Il a par contre condamné sa société Vincestonian pour dénigrement et acte contraire aux pratiques honnêtes du marché. La campagne litigieuse devra disparaître du site et de la page Facebook sous peine d’une astreinte de 10.000 euros par jour. Nordpresse est également condamné à publier le jugement sur le site Nordpresse et sur sa page Facebook pendant 60 jours, sous peine d’une astreinte de 10.000 euros par jour.
Pas de caractère social, sociétal ou militant reconnu à Nordpresse mais un objectif financier confirmé par un exode dans un paradis fiscal
Le tribunal précise que la société Vincestonian n’est pas une association qui aurait un but social ou sociétal comme le plaidait son avocat, Me Englebert, ni une ONG militante. Mais qu’il s’agit au contraire d’une société commerciale, comme le plaidaient les avocats de Sudpresse, Mes Berenboom et Carneroli, dont le but est de procurer des bénéfices à ses actionnaires en vendant des emplacements publicitaires sur son site.
On peut notamment lire dans le jugement : « Le fait que la SPRL Nordpresse Productions, dirigée et contrôlée par V. Herregat, ait cédé le site Nordpresse.be et la page Facebook « Nordpresse » à une société estonienne que V. Herregat contrôle également, est à cet égard révélateur : l’optimalisation fiscale à laquelle il s’est, ce faisant, livré, situe clairement l’activité de la société Vincestonian dans la sphère économique et non dans la sphère philanthropique. »
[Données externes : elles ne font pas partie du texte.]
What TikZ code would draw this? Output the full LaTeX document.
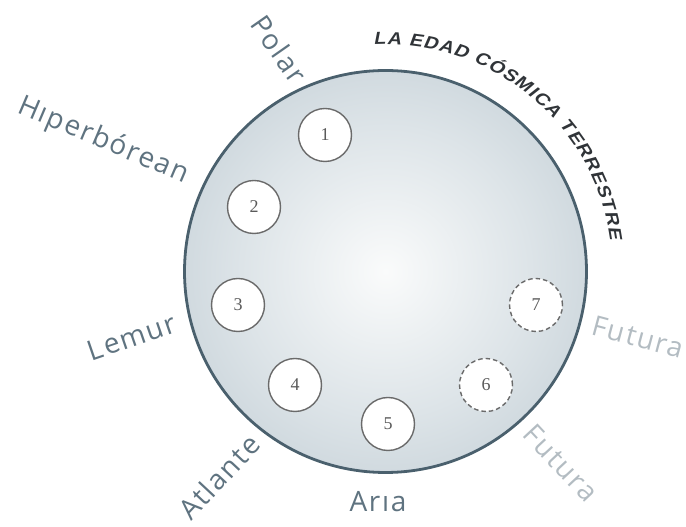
\documentclass[tikz,border=0pt]{standalone}
\usepackage{fontspec}
\usetikzlibrary{decorations.text}
\newfontfamily\labelfont[LetterSpace=6]{Open Sans}
\newfontfamily\numfont{Liberation Serif}
\newfontfamily\titlefont[FakeStretch=1.12,FakeSlant=0.22]{Liberation Sans Bold}
\definecolor{sphC}{HTML}{FAFBFB}
\definecolor{sphA}{HTML}{DDE4E8}
\definecolor{sphB}{HTML}{BAC7CF}
\definecolor{sphE}{HTML}{9CAFBB}
\definecolor{rimcol}{HTML}{4A606D}
\definecolor{labcol}{HTML}{5F7380}
\definecolor{futcol}{HTML}{B3BCC2}
\definecolor{agecol}{HTML}{6A6A6A}
\definecolor{numcol}{HTML}{5A5A5A}
\definecolor{titcol}{HTML}{303438}
\pgfdeclareradialshading{sphere}{\pgfpoint{0bp}{0bp}}{color(0bp)=(sphC); color(18bp)=(sphA); color(38bp)=(sphB); color(50bp)=(sphE)}
\begin{document}
\begin{tikzpicture}[x=1pt,y=1pt,
  age/.style={circle, draw=agecol, line width=1.4pt, fill=white, minimum size=53pt, inner sep=0pt, font=\numfont\fontsize{18}{18}\selectfont, text=numcol},
  futureage/.style={age, dash pattern=on 4.5pt off 3pt},
  lab/.style={font=\labelfont\fontsize{28}{30}\selectfont, text=labcol, inner sep=0pt},
  futlab/.style={lab, text=futcol}]
\useasboundingbox (0,0) rectangle (686,527);
\coordinate (C) at (385.5,255.5);
\shade[shading=sphere] (C) circle (201);
\draw[rimcol, line width=2.8pt] (C) circle (201);
\node[age] (a1) at (325,392) {1};
\node[age] (a2) at (254,320) {2};
\node[age] (a3) at (238,222) {3};
\node[age] (a4) at (295,142) {4};
\node[age] (a5) at (388,103) {5};
\node[futureage] (a6) at (486,142) {6};
\node[futureage] (a7) at (536,222) {7};
\path[decorate, decoration={text along path, text align=fit to path, text color=titcol,
  text={|\titlefont\fontsize{17.5}{17.5}\selectfont|LA EDAD CÓSMICA TERRESTRE}}]
  ([shift={(93:227)}]C) arc[start angle=93, end angle=8, radius=227];
\node[lab, rotate=-55] (polar) at (279,478) {Polar};
\node[lab, rotate=-23] (hiper) at (103,386) {Hıperbórean};
\node[lab, rotate=19] (lemur) at (132,190) {Lemur};
\node[lab, rotate=47] (atlante) at (219,50) {Atlante};
\node[lab] (aria) at (378,25) {Arıa};
\node[futlab, rotate=-15] (fut1) at (638,190) {Futura};
\node[futlab, rotate=-47] (fut2) at (561,64) {Futura};
\end{tikzpicture}
\end{document}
Le tribunal a donné foi aux avocats de Sudpresse, qui avait « affirmé avec une certaine vraisemblance », peut-on lire dans le jugement, « que l’Estonie est un paradis fiscal pour les entreprises, ce que ne V. Herregat et la société Vincestonian ne contestent pas dans leurs conclusions ».
Le tribunal a constaté que Vincestonian et Sudpresse sont des sociétés concurrentes puisqu’elles publient toutes deux des informations « ce qui a pour conséquence de générer des visites sur leur site internet afin de vendre des espaces publicitaires à des annonceurs. » « La société Vincestonian a donc tout intérêt à faire le buzz pour générer un maximum de visites sur son site », précise le jugement. « Elle a également intérêt à ce que les annonceurs, dont le budget publicitaire est nécessairement limité, se détournent de certains sites d’information pour tenter d’attirer ces annonceurs dans son giron et augmenter par là-même ses revenus. »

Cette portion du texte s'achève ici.